General Laws c. 41, Section 111F, inserted by St. 1952, c. 419, provides that "Whenever a police officer . . . of a city . . . is incapacitated for duty because of injury sustained in the performance of his duty without fault of his own, he shall be granted leave without loss of pay for the period of such incapacity"; but "no such leave shall be granted for any period after such police officer . . . has been retired or pensioned in accordance with law or for any period after a physician designated by the board or officer authorized to appoint police officers . . . in such city . . . determines that such incapacity no longer exists." It was agreed that this statute applies to Salem and that the plaintiff has not been examined by a physician so designated. The defendant moved that "upon the pleadings, opening and upon all the evidence, a verdict be ordered in its favor." This motion was treated as a motion "for finding" for the defendant and was allowed subject to the plaintiff's exception.

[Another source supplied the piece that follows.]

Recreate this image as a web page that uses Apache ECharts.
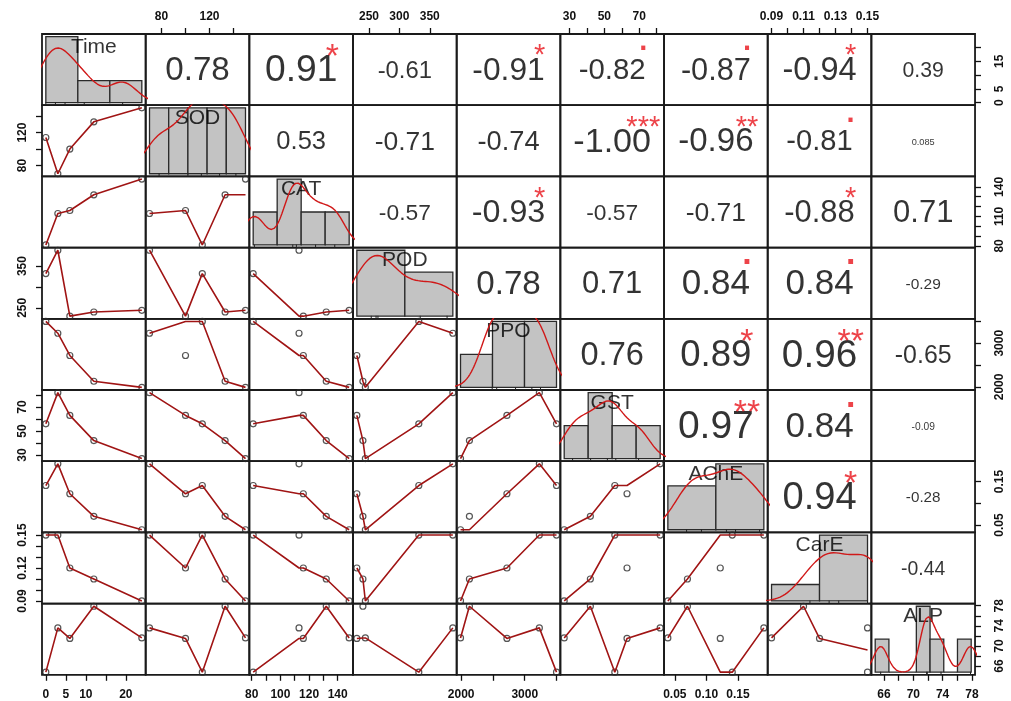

The statement of agreed facts is in effect a case stated. G. L. c. 231, Section 126. We are free to draw therefrom such inferences and reach such conclusions as we think are warranted. Hayes v. Lumbermen's Mut. Cas. Co. 310 Mass. 81 . Caissie v. Cambridge, 317 Mass. 346 , 347. The parties must have meant by the term "traffic duty" the duty commonly performed by police officers in directing and controlling vehicular traffic. The plaintiff was a public officer (Buttrick v. Lowell, 1 Allen 172 ; Hathaway v. Everett, 205 Mass. 246 ) obligated to perform this duty in accordance with the "power and authority bestowed by the law." Attorney Gen. v. Tillinghast, 203 Mass. 539 , 543. See G. L. c. 41, Section 98. He was injured while in uniform, "performing
the work of a police officer," by assignment of his superior officer. He was therefore injured "in the performance of his duty." In its performance he was not acting in the capacity of employee of the contractor. See Armstrong v. Stair, 217 Mass. 534 , 536; Perras v. Hi-Hat, Inc. 326 Mass. 78 ; Kidder v. Whitney, 336 Mass. 307 , 308-309. It is irrelevant to the issue of performance that he was "paid for his assignment" by the contractor. Whether this statement means that he was paid to accept the assignment or to compensate him for the work performed, in either case he was engaged in carrying out a public duty. Although it is stated that he "worked under the direction of the private contractor, State engineer and/or the City Marshal" the only direction relating to police work was the general assignment to traffic duty. The defendant raises no issue as to the validity of Section 111F. See Quinlan v. Cambridge, 320 Mass. 124 ; Berube v. Selectmen of Edgartown, 336 Mass. 634 . There was error in finding for the defendant. The plaintiff was entitled to be paid his wages for the period specified in his declaration.